Jena OntoDriver configuration parameters and their possible values can be found in cz.cvut.kbss.ontodriver.jena.config.JenaOntoDriverProperties
.
Note also that to Jena applies the cz.cvut.jopa.reasonerFactoryClass
parameter, which allows to specify a Jena-compatible reasoner implementation.
The driver supports two transaction isolation strategies:
Each transaction keeps a local model consisting of added and removed statements. Find statements operations are run against a shared model and their results are enhanced with the transaction-local changes.

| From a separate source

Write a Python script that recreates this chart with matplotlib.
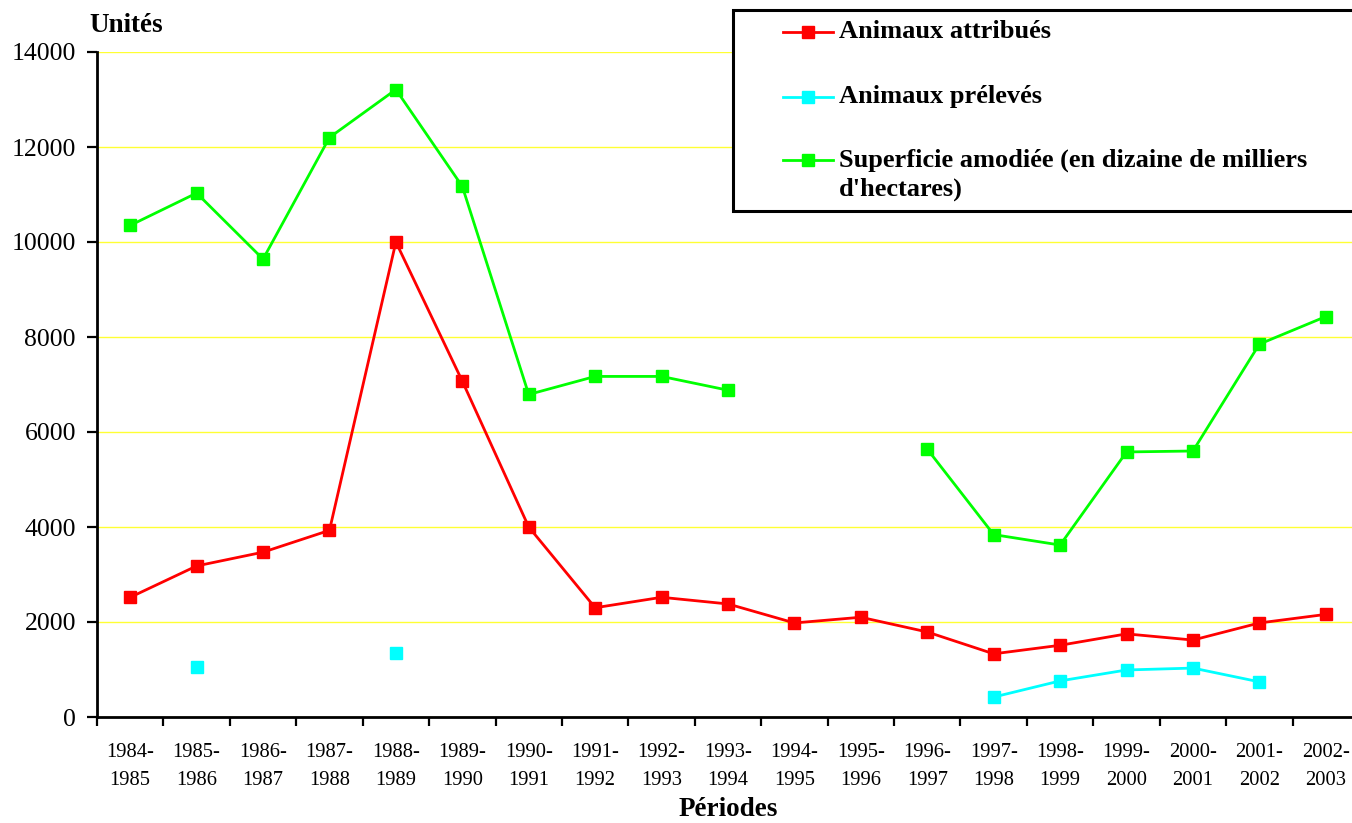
import numpy as np
import matplotlib
matplotlib.use("Agg")
import matplotlib.pyplot as plt
from matplotlib.lines import Line2D
from matplotlib.patches import Rectangle

periods = ["1984-\n1985", "1985-\n1986", "1986-\n1987", "1987-\n1988", "1988-\n1989",
           "1989-\n1990", "1990-\n1991", "1991-\n1992", "1992-\n1993", "1993-\n1994",
           "1994-\n1995", "1995-\n1996", "1996-\n1997", "1997-\n1998", "1998-\n1999",
           "1999-\n2000", "2000-\n2001", "2001-\n2002", "2002-\n2003"]

nan = np.nan
animaux_attribues = [2520, 3180, 3470, 3930, 10000, 7070, 4000, 2300, 2520, 2380,
                     1980, 2100, 1790, 1330, 1510, 1750, 1620, 1980, 2160]
animaux_preleves = [nan, 1050, nan, nan, 1340, nan, nan, nan, nan, nan,
                    nan, nan, nan, 420, 760, 990, 1030, 740, nan]
superficie = [10350, 11030, 9640, 12200, 13210, 11170, 6790, 7170, 7170, 6880,
              nan, nan, 5640, 3840, 3620, 5580, 5600, 7850, 8430]

series_labels = ["Animaux attribués", "Animaux prélevés",
                 "Superficie amodiée (en dizaine de milliers\nd'hectares)"]
series_colors = ["#ff0000", "#00ffff", "#00ff00"]
yticks = [0, 2000, 4000, 6000, 8000, 10000, 12000, 14000]

plt.rcParams['font.family'] = ['Liberation Serif', 'DejaVu Serif']

W, H = 1352, 823
fig = plt.figure(figsize=(W / 100, H / 100), dpi=100)
ax = fig.add_axes([97 / W, (H - 717) / H, (1359 - 97) / W, 665 / H])

x = np.arange(len(periods))
for vals, col in zip([animaux_attribues, animaux_preleves, superficie], series_colors):
    ax.plot(x, vals, color=col, lw=2.0, marker='s', markersize=9,
            markeredgecolor=col, clip_on=False, zorder=3)

ax.set_xlim(-0.5, len(periods) - 0.5)
ax.set_ylim(0, 14000)
ax.set_yticks(yticks)
ax.set_yticklabels([str(v) for v in yticks], fontsize=18.5)
ax.yaxis.grid(True, color='#ffff33', lw=1.0)
ax.set_axisbelow(True)

ax.set_xticks(np.arange(len(periods) + 1) - 0.5)
ax.set_xticklabels([])
ax.set_xticks(x, minor=True)
ax.set_xticklabels(periods, minor=True, fontsize=14.8, linespacing=1.6)
ax.tick_params(axis='x', which='major', length=6.5, width=1.6, direction='out')
ax.tick_params(axis='x', which='minor', length=0, pad=19)
ax.tick_params(axis='y', length=7.2, width=1.6, direction='out', pad=8)

for s in ['top', 'right']:
    ax.spines[s].set_visible(False)
for s in ['left', 'bottom']:
    ax.spines[s].set_linewidth(2)
    ax.spines[s].set_color('black')

fig.text(89 / W, 1 - 26 / H, "Unités", fontsize=19.5, fontweight='bold', va='center', ha='left')
fig.text(728 / W, 1 - 810 / H, "Périodes", fontsize=19.5, fontweight='bold', va='center', ha='center')

# Legend box
fig.patches.append(Rectangle((733 / W, 1 - 211 / H), (1365 - 733) / W, (211 - 10) / H,
                             transform=fig.transFigure, facecolor='white',
                             edgecolor='black', lw=2.2, zorder=5))
handle_y = [32, 97, 160]
text_y = [32, 97, 175]
for lab, col, hy, ty in zip(series_labels, series_colors, handle_y, text_y):
    yy = 1 - hy / H
    fig.lines.append(Line2D([783 / W, 833 / W], [yy, yy], transform=fig.transFigure,
                            color=col, lw=2.0, zorder=6))
    fig.lines.append(Line2D([808 / W], [yy], transform=fig.transFigure, color=col,
                            marker='s', markersize=9, zorder=6))
    fig.text(839 / W, 1 - ty / H, lab, fontsize=19, fontweight='bold', va='center',
             ha='left', zorder=7, linespacing=1.3)

fig.savefig("out.png", dpi=100)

However, this means that when the shared model changes, e.g. another transaction commits changes to it, a find operation may produce different results in subsequent calls.
The local model changes do not apply to SPARQL query results, which are run against the shared model only.
Each transaction on begin creates a complete snapshot of the dataset and operates on it. On commit, the changes done to it are merged into the main dataset. This strategy provides better isolation, but is more demanding in terms of memory.
This strategy is also used when a reasoner is specified for the driver, because the reasoner has to operate on a single model (i.e. it is not possible to use a reasoner and the read-committed strategy).
The OWL API driver supports access to proper OWL (2) ontologies via OWL API.
The driver supports some specific features, namely module extraction where signature-based submodules of the main ontology can be extracted to improve performance. Also, OWL API allows a mapping file to be specified which is used when resolving logical IRIs of ontologies, e.g. in imports.
The parameters are explained in cz.cvut.kbss.ontodriver.owlapi.config.OwlapiOntoDriverProperties
.
OWL API also can make use of the cz.cvut.jopa.reasonerFactoryClass
parameter - a OWLReasoner
-compatible implementation class has to be specified.
The driver supports SPARQL DL queries by relying on OWL2Query. However, the range of operators implemented is limited.
The OWL API driver uses the snapshot-based transaction isolation strategy, described above.
The RDF4J driver is still referred to as Sesame driver in the code, because it was written against the original Sesame API. However, it has since been modified to use the more recent RDF4J API. But it is still possible to connect to Sesame servers.
Driver configuration parameters with explanation can be found in cz.cvut.kbss.ontodriver.sesame.config.SesameOntoDriverProperties
. Mainly, it is about deciding whether and RDFS forward chaining rule-based reasoner should be used or not.
Supported storages are:
- In-memory - has to be configured via the
cz.cvut.kbss.ontodriver.sesame.use-volatile-storage
property. - RDF4J native store - specify a valid folder on file system and RDF4J will create the necessary binary files (or load the data if they already exist).
- RDF4J server repository - if a URL of remote RDF4J repository is specified, the driver will connect to it.
Since version 0.11.0 it is also possible to pass a path to a repository configuration file (usually TTL) to the driver. The content of this file is then used to configure the embedded storage (in-memory or local native). This way, a SPIN storage with custom rules can be created in memory or as a local native repository without starting a full-blown RDF4J server.
To exploit this configuration, pass a path to the repository configuration file using the cz.cvut.kbss.ontodriver.sesame.repository-config
property to the driver. The path may be relative or absolute (more is described in Javadoc to the SesameOntoDriverProperties
class). Examples of various repository configuration files can be found in the RDF4J GitHub repository - https://github.com/eclipse/rdf4j/tree/master/repository/api/src/main/resources/org/eclipse/rdf4j/repository/config.
The RDF4J driver uses the read-committed transaction isolation strategy described above.